Monday, December 23, 2013

Hanon, Czerny, Johnson

Allyn Johnson
When I lived in Washington, D.C., there were a number of great pianists on the jazz scene: Ruben Brown, Bob Butta, Wade Beach, Lawrence Wheatley, Peter Edelman, Louis Scherr, and many others. When I left D.C. for New York in 1995, I kept hearing about pianist Allyn Johnson. Not only has Johnson made his mark on the D.C. music scene, but he's also Director of Jazz Studies at the University of The District of Columbia. As a musical force, Johnson is a triple threat in that he's a true jazz musician who comes out of the Church, but also has the academic credentials to help pass the torch to the next generation. Johnson is constantly busy as a sideman, but also has a successful group called Divine Order, which features vocals and combines jazz, gospel, classical, and contemporary music.

Although there are already countless jazz and piano books in circulation, I believe that Professor Johnson's forthcoming and humbly titled volume, "Things That I Practice," stands out as an invaluable tool for budding pianists. Indeed, we all love Mark Levine's "The Jazz Piano Book." David Berkman has a forthcoming harmony book that is very exciting. However, in terms of raw piano technique, Johnson's book is a great addition to, or alternative to, the things that many pianists already seem to gravitate towards(Hanon, Czerny, Burgmuller). American Jazz Piano and it's practitioners have historically dealt with the European tradition of their instrument, arguably more so than other jazz instrumentalists.( Look at the list of Jazz pianists who seriously studied classical music: James P Johnson, Fats Waller, Bud Powell, Oscar Peterson, Herbie Hancock, Bill goes on and on.) However, I am in favor of developing more jazz specific methods of gaining technique. "Things That I Practice" fills that void.

Jazz can include impressive technique, but ultimately, jazz is more about creativity. Johnson agrees. Here is a paragraph from the foreword:

"I've compiled these exercises together in order to inspire and ignite the creative "fire" in my students. Because music is not a sport, but yet a healing art of manipulating sound with regard to time and 
space, I believe the best exercises are the ones that spark the imagination of the artist which in turn results in the creation of beautiful MUSIC. You will notice that I have included pieces I have written that began as some of the exercises included. No exercise should be an end unto itself, but
ultimately used as a means to express the MUSIC that lies inside the heart and internal ear of a musician."

Many of the exercises are written in one key, which already means you can spend a lot of time on just moving the exercises into every key(as jazz musicians must be able to do; ask my jazz improv class about it!). The contrary motion exercises include mixing modes in the hands, which already has piqued my interest. Even more interesting are some of the finger independence and rhythm exercises, which already go beyond the traditional "piano technique" books and more into the 20th and 21st century realm.

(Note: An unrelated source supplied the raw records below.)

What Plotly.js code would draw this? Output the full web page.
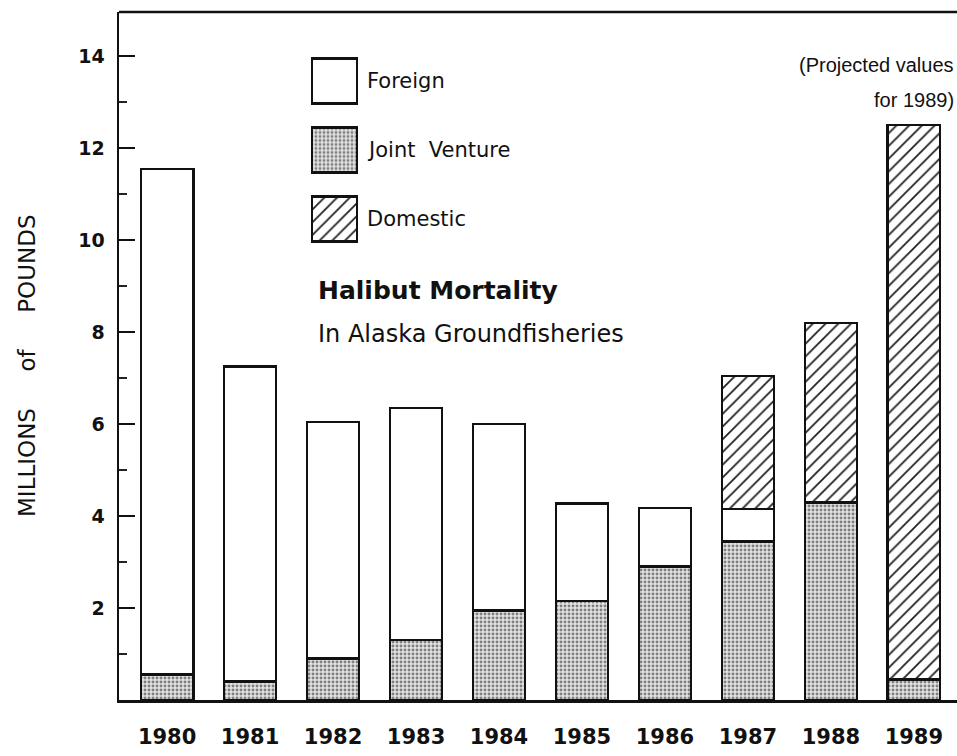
<!DOCTYPE html>
<html>
<head>
<meta charset="utf-8">
<script src="https://cdn.plot.ly/plotly-3.0.1.min.js"></script>
<style>html,body{margin:0;padding:0;background:#fff;}#chart{width:957px;height:756px;}</style>
</head>
<body>
<div id="chart"></div>
<script>
const years = ["1980","1981","1982","1983","1984","1985","1986","1987","1988","1989"];
const jointVenture = [0.55, 0.4, 0.9, 1.3, 1.95, 2.15, 2.9, 3.45, 4.3, 0.45];
const foreign = [11.0, 6.85, 5.15, 5.05, 4.05, 2.12, 1.28, 0.7, 0, 0];
const domestic = [0, 0, 0, 0, 0, 0, 0, 2.9, 3.9, 12.05];
const legendNames = ["Foreign", "Joint Venture", "Domestic"];
const yTicks = [2, 4, 6, 8, 10, 12, 14];

const FONT = "DejaVu Sans, Verdana, sans-serif";
const FONT2 = "Liberation Sans, Arial, Helvetica, sans-serif";
const L = 119, R = 957, T = 12, B = 700;
const px = v => (v - L) / (R - L);
const py = v => (B - v) / (B - T);
const NB = "\u00A0";

const outline = {color: "#111", width: 2.5};
const jvPattern = {shape: ".", bgcolor: "#e4e4e4", fgcolor: "#808080", size: 4, solidity: 0.42};
const domPattern = {shape: "/", bgcolor: "#ffffff", fgcolor: "#222", size: 9, solidity: 0.2};

const traces = [
  {type: "bar", x: years, y: jointVenture, width: 0.63, name: "Joint Venture",
   marker: {color: "#e4e4e4", pattern: jvPattern, line: outline}, showlegend: false, hoverinfo: "x+y"},
  {type: "bar", x: years, y: foreign, width: 0.63, name: "Foreign",
   marker: {color: "#ffffff", line: outline}, showlegend: false, hoverinfo: "x+y"},
  {type: "bar", x: years, y: domestic, width: 0.63, name: "Domestic",
   marker: {color: "#ffffff", pattern: domPattern, line: outline}, showlegend: false, hoverinfo: "x+y"},
  // legend swatches
  {type: "bar", orientation: "h", x: [1], y: [legendNames[0]], base: 0, width: 0.65,
   xaxis: "x2", yaxis: "y2", showlegend: false, hoverinfo: "skip",
   marker: {color: "#ffffff", line: outline}},
  {type: "bar", orientation: "h", x: [1], y: [legendNames[1]], base: 0, width: 0.65,
   xaxis: "x2", yaxis: "y2", showlegend: false, hoverinfo: "skip",
   marker: {color: "#e4e4e4", pattern: jvPattern, line: outline}},
  {type: "bar", orientation: "h", x: [1], y: [legendNames[2]], base: 0, width: 0.65,
   xaxis: "x2", yaxis: "y2", showlegend: false, hoverinfo: "skip",
   marker: {color: "#ffffff", pattern: domPattern, line: outline}}
];

const layout = {
  width: 957, height: 756,
  margin: {l: L, r: 957 - R, t: T, b: 756 - B},
  paper_bgcolor: "#fff", plot_bgcolor: "rgba(0,0,0,0)",
  barmode: "stack",
  font: {family: FONT, color: "#111", size: 18},
  xaxis: {type: "category", range: [-0.58, 9.52], showgrid: false, zeroline: false,
          showline: true, linecolor: "#111", linewidth: 2.5, ticks: "",
          tickfont: {size: 21, color: "#111", family: FONT, weight: "bold"}, ticklabelstandoff: 16, fixedrange: true},
  yaxis: {range: [0, 14.96], showgrid: false, zeroline: false, showline: true,
          linecolor: "#111", linewidth: 2.5, tickvals: yTicks, ticktext: yTicks.map(String),
          ticks: "inside", ticklen: 16, tickwidth: 2.5, tickcolor: "#111",
          minor: {dtick: 1, tick0: 0, ticks: "inside", ticklen: 8, tickwidth: 2, tickcolor: "#222"},
          tickfont: {size: 19, color: "#111", family: FONT, weight: "bold"}, ticklabelstandoff: 8, fixedrange: true},
  xaxis2: {domain: [px(310), px(359)], range: [-0.04, 1.04], visible: false, fixedrange: true},
  yaxis2: {domain: [py(253.5), py(46.5)], type: "category", range: [2.5, -0.5],
           visible: false, anchor: "x2", fixedrange: true},
  shapes: [
    {type: "line", xref: "paper", yref: "paper", x0: 0, x1: 1, y0: 1, y1: 1,
     line: {color: "#111", width: 2.5}}
  ],
  annotations: [
    {text: legendNames[0], xref: "paper", yref: "paper", x: px(365), y: py(81), xanchor: "left", yanchor: "middle", showarrow: false, font: {size: 21}},
    {text: "Joint" + NB + NB + "Venture", xref: "paper", yref: "paper", x: px(365), y: py(150.5), xanchor: "left", yanchor: "middle", showarrow: false, font: {size: 21}},
    {text: legendNames[2], xref: "paper", yref: "paper", x: px(365), y: py(219), xanchor: "left", yanchor: "middle", showarrow: false, font: {size: 21}},
    {text: "<b>Halibut Mortality</b>", xref: "paper", yref: "paper", x: px(316), y: py(290), xanchor: "left", yanchor: "middle", showarrow: false, font: {size: 25}},
    {text: "In Alaska Groundfisheries", xref: "paper", yref: "paper", x: px(316), y: py(334), xanchor: "left", yanchor: "middle", showarrow: false, font: {size: 24}},
    {text: "(Projected values", xref: "paper", yref: "paper", x: px(956), y: py(65), xanchor: "right", yanchor: "middle", showarrow: false, font: {size: 20, family: FONT2}},
    {text: "for 1989)", xref: "paper", yref: "paper", x: px(956), y: py(100), xanchor: "right", yanchor: "middle", showarrow: false, font: {size: 20, family: FONT2}},
    {text: "MILLIONS" + NB.repeat(5) + "of" + NB.repeat(5) + "POUNDS", xref: "paper", yref: "paper", x: px(27), y: py(366), xanchor: "center", yanchor: "middle", textangle: -90, showarrow: false, font: {size: 23}}
  ]
};

Plotly.newPlot("chart", traces, layout, {displayModeBar: false, staticPlot: true});
</script>
</body>
</html>
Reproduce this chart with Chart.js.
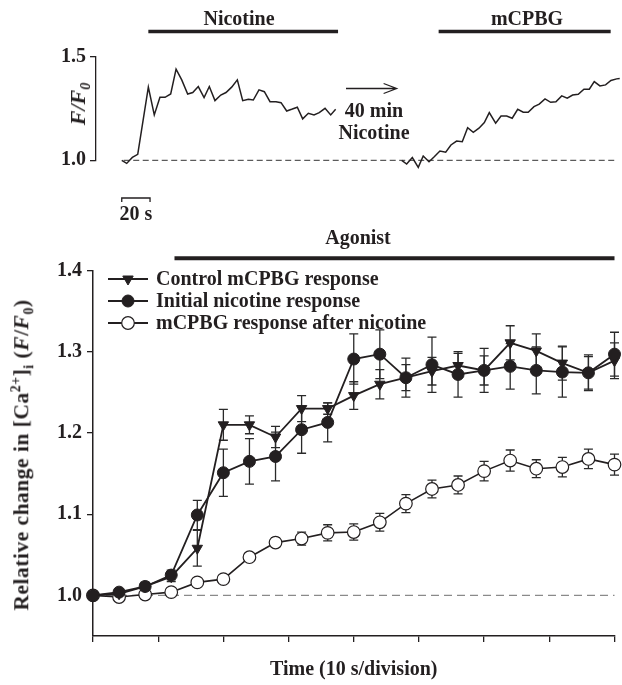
<!DOCTYPE html>
<html><head><meta charset="utf-8">
<script src="https://cdn.jsdelivr.net/npm/chart.js@4.4.0/dist/chart.umd.min.js"></script>
<style>
html,body{margin:0;padding:0;background:#fff;}
#wrap{position:relative;width:622px;height:685px;overflow:hidden;font-family:'Liberation Serif','DejaVu Serif',serif;font-weight:bold;color:#231f20;}
canvas{position:absolute;left:0;}
#topChart{top:0;width:622px;height:230px;}
#bottomChart{top:225px;width:622px;height:460px;}
.lbl{position:absolute;transform:translate(-50%,-50%);white-space:nowrap;font-size:20px;line-height:1;}
.rot{transform:translate(-50%,-50%) rotate(-90deg);}
sub,sup{font-size:0.65em;line-height:0;}
</style></head><body>
<div id="wrap">
<canvas id="topChart" width="622" height="230"></canvas>
<canvas id="bottomChart" width="622" height="460"></canvas>
<div class="lbl" style="left:239px;top:18px">Nicotine</div>
<div class="lbl" style="left:527px;top:18px">mCPBG</div>
<div class="lbl" style="left:374px;top:110px">40 min</div>
<div class="lbl" style="left:374px;top:132px">Nicotine</div>
<div class="lbl" style="left:136px;top:213px">20 s</div>
<div class="lbl" style="left:358px;top:237px">Agonist</div>
<div class="lbl rot" style="left:78px;top:104px;font-size:22px;font-style:italic">F/F<sub>0</sub></div>
<div class="lbl rot" style="left:22px;top:455px;font-size:21.5px;letter-spacing:0.5px">Relative change in [Ca<sup>2+</sup>]<sub>i</sub> (<i>F</i>/<i>F</i><sub>0</sub>)</div>
</div>
<script>
// ---------- Top panel: single-cell traces (time in s, F/F0) ----------
const trace1Time = [0,3.5,7.5,11.3,18.8,23,27,30.6,34.6,38.4,42.4,46.6,50.2,54.1,58.2,61.9,65.9,70,73.7,77.7,81.7,85.5,89.5,93,97,100.8,104.8,109,112.6,116.6,120.1,124.1,127.9,131.9,135.9,139.6,143.7,147.7,151.2];
const trace1Ratio = [1.000,0.985,1.014,1.029,1.353,1.219,1.304,1.304,1.320,1.440,1.388,1.320,1.327,1.356,1.303,1.356,1.288,1.315,1.327,1.353,1.388,1.288,1.295,1.291,1.340,1.331,1.283,1.283,1.278,1.238,1.246,1.256,1.200,1.227,1.219,1.230,1.251,1.219,1.246];
const trace2Time = [197.9,201.4,205.4,209.6,213.1,217.2,220.9,224.9,229,232.7,236.7,240.7,244.5,248.5,252.5,256.3,259.8,264.3,268.1,272.1,276,279.9,283.8,287.3,291.4,295.1,299.2,303.2,306.9,311,314.9,318.7,322.7,326.7,330.5,334,338,342,345.8,349.8,352];
const trace2Ratio = [1.000,0.982,1.013,0.966,1.021,0.993,1.017,1.045,1.039,1.074,1.093,1.090,1.157,1.135,1.155,1.182,1.230,1.179,1.214,1.214,1.203,1.246,1.232,1.232,1.259,1.271,1.296,1.280,1.283,1.311,1.300,1.315,1.319,1.343,1.343,1.380,1.359,1.364,1.385,1.393,1.395];
const topYTicks = [1.0, 1.5];
const nicotinePeriod = [18.8, 152.9];   // s
const mcpbgPeriod = [224, 345.6];       // s
const arrowSpan = [158.5, 194.3];       // s
const scaleBarSeconds = 20;

// ---------- Bottom panel: mean responses ----------
const times = [0,4,8,12,16,20,24,28,32,36,40,44,48,52,56,60,64,68,72,76,80];
const controlMean = [1.000,1.002,1.011,1.023,1.058,1.210,1.210,1.195,1.230,1.230,1.246,1.260,1.268,1.276,1.283,1.277,1.311,1.301,1.286,1.274,1.289];
const controlErr  = [0.003,0.004,0.005,0.006,0.022,0.019,0.011,0.013,0.016,0.007,0.017,0.018,0.016,0.017,0.015,0.018,0.021,0.021,0.021,0.022,0.022];
const initialMean = [1.000,1.004,1.011,1.025,1.099,1.151,1.165,1.171,1.204,1.213,1.291,1.297,1.268,1.284,1.272,1.277,1.282,1.277,1.275,1.274,1.297];
const initialErr  = [0.003,0.004,0.005,0.006,0.018,0.029,0.028,0.030,0.029,0.024,0.031,0.030,0.024,0.034,0.028,0.027,0.028,0.029,0.031,0.020,0.027];
const afterMean   = [1.000,0.998,1.001,1.004,1.016,1.020,1.047,1.065,1.070,1.077,1.078,1.090,1.113,1.131,1.136,1.153,1.166,1.156,1.158,1.168,1.161];
const afterErr    = [0.002,0.003,0.003,0.003,0.004,0.004,0.005,0.006,0.008,0.010,0.010,0.011,0.011,0.011,0.011,0.012,0.013,0.011,0.012,0.012,0.013];
const bottomYTicks = [1.0, 1.1, 1.2, 1.3, 1.4];
const bottomXTicks = [0,10,20,30,40,50,60,70,80];
const agonistPeriod = [12.5, 80];
const seriesLabels = ['Control mCPBG response','Initial nicotine response','mCPBG response after nicotine'];

const INK = '#231f20';
const FONT = {family:"'Liberation Serif','DejaVu Serif',serif", size:20, weight:'bold'};
const pts = (xs, ys) => xs.map((x,i)=>({x, y: ys[i]}));

// ---------- Top chart ----------
const topDecor = {
  id:'topDecor',
  afterDatasetsDraw(chart){
    const {ctx, scales:{x}} = chart;
    ctx.save();
    ctx.strokeStyle = INK;
    ctx.lineWidth = 3.5;
    [nicotinePeriod, mcpbgPeriod].forEach(([a,b])=>{
      ctx.beginPath(); ctx.moveTo(x.getPixelForValue(a), 31.5); ctx.lineTo(x.getPixelForValue(b), 31.5); ctx.stroke();
    });
    ctx.lineWidth = 1.3;
    const ax0 = x.getPixelForValue(arrowSpan[0]), ax1 = x.getPixelForValue(arrowSpan[1]), ay = 88.5;
    ctx.beginPath(); ctx.moveTo(ax0, ay); ctx.lineTo(ax1, ay);
    ctx.moveTo(ax1-13, ay-5); ctx.lineTo(ax1, ay); ctx.lineTo(ax1-13, ay+5); ctx.stroke();
    const s0 = x.getPixelForValue(0), s1 = x.getPixelForValue(scaleBarSeconds);
    ctx.beginPath(); ctx.moveTo(s0, 202); ctx.lineTo(s0, 198); ctx.lineTo(s1, 198); ctx.lineTo(s1, 202); ctx.stroke();
    ctx.restore();
  }
};

new Chart(document.getElementById('topChart'), {
  type:'line',
  data:{datasets:[
    {data: pts([1.4, 349.3],[1,1]), borderColor:'#333', borderWidth:1, borderDash:[6,3.5], pointRadius:0, clip:false, order:5},
    {data: pts(trace1Time, trace1Ratio), borderColor:INK, borderWidth:1.5, pointRadius:0, clip:false},
    {data: pts(trace2Time, trace2Ratio), borderColor:INK, borderWidth:1.5, pointRadius:0, clip:false}
  ]},
  options:{
    responsive:false, animation:false, events:[],
    layout:{padding:{top:56.7, bottom:69.7, left:0, right:2}},
    plugins:{legend:{display:false}, tooltip:{enabled:false}},
    scales:{
      x:{type:'linear', display:false, min:-18.2, max:352.2},
      y:{type:'linear', min:1.0, max:1.5,
         afterBuildTicks(s){ s.ticks = topYTicks.map(v=>({value:v})); },
         afterFit(s){ s.width = 96; },
         ticks:{callback:v=>Number(v).toFixed(1), font:FONT, color:INK, padding:4},
         grid:{drawOnChartArea:false, tickLength:6, color:INK, lineWidth:1.3},
         border:{color:INK, width:1.3}}
    }
  },
  plugins:[topDecor]
});

// ---------- Bottom chart ----------
function drawMarker(ctx, style, x, y, r, fill){
  ctx.beginPath();
  if (style === 'triangleDown') {
    ctx.moveTo(x - r*0.87, y - r*0.5); ctx.lineTo(x + r*0.87, y - r*0.5); ctx.lineTo(x, y + r); ctx.closePath();
  } else {
    ctx.arc(x, y, r, 0, Math.PI*2);
  }
  ctx.fillStyle = fill; ctx.fill(); ctx.stroke();
}

const errorBars = {
  id:'errorBars',
  beforeDatasetsDraw(chart){
    const {ctx, scales:{x,y}} = chart;
    ctx.save(); ctx.strokeStyle = '#2a2a2a'; ctx.lineWidth = 1.3;
    chart.data.datasets.forEach(ds=>{
      if (!ds.errors) return;
      ds.data.forEach((p,j)=>{
        const px = x.getPixelForValue(p.x);
        const t = y.getPixelForValue(p.y + ds.errors[j]), b = y.getPixelForValue(p.y - ds.errors[j]);
        ctx.beginPath();
        ctx.moveTo(px, t); ctx.lineTo(px, b);
        ctx.moveTo(px-4.5, t); ctx.lineTo(px+4.5, t);
        ctx.moveTo(px-4.5, b); ctx.lineTo(px+4.5, b);
        ctx.stroke();
      });
    });
    ctx.restore();
  },
  afterDraw(chart){
    const {ctx, scales:{x}} = chart;
    ctx.save();
    ctx.strokeStyle = INK; ctx.lineWidth = 4;
    ctx.beginPath(); ctx.moveTo(x.getPixelForValue(agonistPeriod[0]), 33.3); ctx.lineTo(x.getPixelForValue(agonistPeriod[1]), 33.3); ctx.stroke();
    ctx.font = "bold 20px 'Liberation Serif','DejaVu Serif',serif";
    ctx.textBaseline = 'middle'; ctx.textAlign = 'left';
    const rows = chart.data.datasets.filter(d=>d.legendStyle)
      .sort((a,b)=>seriesLabels.indexOf(a.label)-seriesLabels.indexOf(b.label));
    rows.forEach((d,i)=>{
      const ry = 54 + i*22;
      ctx.strokeStyle = INK; ctx.lineWidth = 1.8;
      ctx.beginPath(); ctx.moveTo(108, ry); ctx.lineTo(148, ry); ctx.stroke();
      ctx.lineWidth = d.pointBorderWidth;
      drawMarker(ctx, d.legendStyle, 128, ry, d.pointRadius, d.pointBackgroundColor);
      ctx.fillStyle = INK;
      ctx.fillText(d.label, 156, ry + 1);
    });
    ctx.restore();
  }
};

new Chart(document.getElementById('bottomChart'), {
  type:'line',
  data:{datasets:[
    {label:'baseline', data: pts([0,80],[1,1]), borderColor:'#8a8a8a', borderWidth:1.2, borderDash:[8,5], pointRadius:0, clip:false, order:10},
    {label:seriesLabels[2], legendStyle:'circle', data: pts(times, afterMean), errors: afterErr, borderColor:INK, borderWidth:1.6,
     pointStyle:'circle', pointRadius:6.3, pointBackgroundColor:'#ffffff', pointBorderColor:INK, pointBorderWidth:1.2, clip:false, order:3},
    {label:seriesLabels[1], legendStyle:'circle', data: pts(times, initialMean), errors: initialErr, borderColor:INK, borderWidth:1.8,
     pointStyle:'circle', pointRadius:6, pointBackgroundColor:INK, pointBorderColor:INK, pointBorderWidth:1, clip:false, order:1},
    {label:seriesLabels[0], legendStyle:'triangleDown', data: pts(times, controlMean), errors: controlErr, borderColor:INK, borderWidth:1.8,
     pointStyle:'triangle', pointRotation:180, pointRadius:6, pointBackgroundColor:INK, pointBorderColor:INK, pointBorderWidth:1, clip:false, order:2}
  ]},
  options:{
    responsive:false, animation:false, events:[],
    layout:{padding:{top:45.5, bottom:0, left:0, right:4}},
    plugins:{legend:{display:false}, tooltip:{enabled:false}},
    scales:{
      x:{type:'linear', min:0, max:80,
         afterBuildTicks(s){ s.ticks = bottomXTicks.map(v=>({value:v})); },
         afterFit(s){ s.height = 49; },
         ticks:{callback:()=>'', font:FONT},
         grid:{drawOnChartArea:false, tickLength:6, color:INK, lineWidth:1.3},
         border:{color:INK, width:1.5},
         title:{display:true, text:'Time (10 s/division)', font:FONT, color:INK, padding:{top:0, bottom:3}}},
      y:{type:'linear', min:0.95, max:1.4,
         afterBuildTicks(s){ s.ticks = bottomYTicks.map(v=>({value:v})); },
         afterFit(s){ s.width = 93; },
         ticks:{callback:v=>Number(v).toFixed(1), font:FONT, color:INK, padding:5},
         grid:{drawOnChartArea:false, tickLength:6, color:INK, lineWidth:1.3},
         border:{color:INK, width:1.5}}
    }
  },
  plugins:[errorBars]
});
</script>
</body></html>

There is a 5ths exercise which is presented over Wayne Shorter's "Footprints" chord progression, which again is about the always important APPLICATION of any idea. I like how some of the chord voicing exercises are presented in a very logical way. The more logical the concept, the easier it is to start to manipulate it on your own.

The more I look through this book, the more I wish I had more time to practice. In fact, I wish I had had this book when I was really practicing ferociously ( 1991 to 1995). There is a cool section which features ostinato patterns in the left hand; it's just something to work on soloing in the right hand. There is another section on patterns, which gives this advice:

You should get into the habit of practicing patterns six ways:

1. Forward Going Up
2. Forward Going Down
3. Retrograde Going Up
4. Retrograde going Down
5. Alternating Forward/Retrograde Up
6. Alternating Forward/Retrograde Down 


"Things That I Practice" has inspired me to try to find some more piano practice time. Indeed, I would have to go on a sabbatical and go hide out in a cabin in the woods(with a Steinway inside) to really get into everything in this book. You can contact Allyn Johnson through his website to order a copy of your own. I wouldn't be surprised if "Things That I Practice" becomes an integral part of the jazz teaching literature in the near future.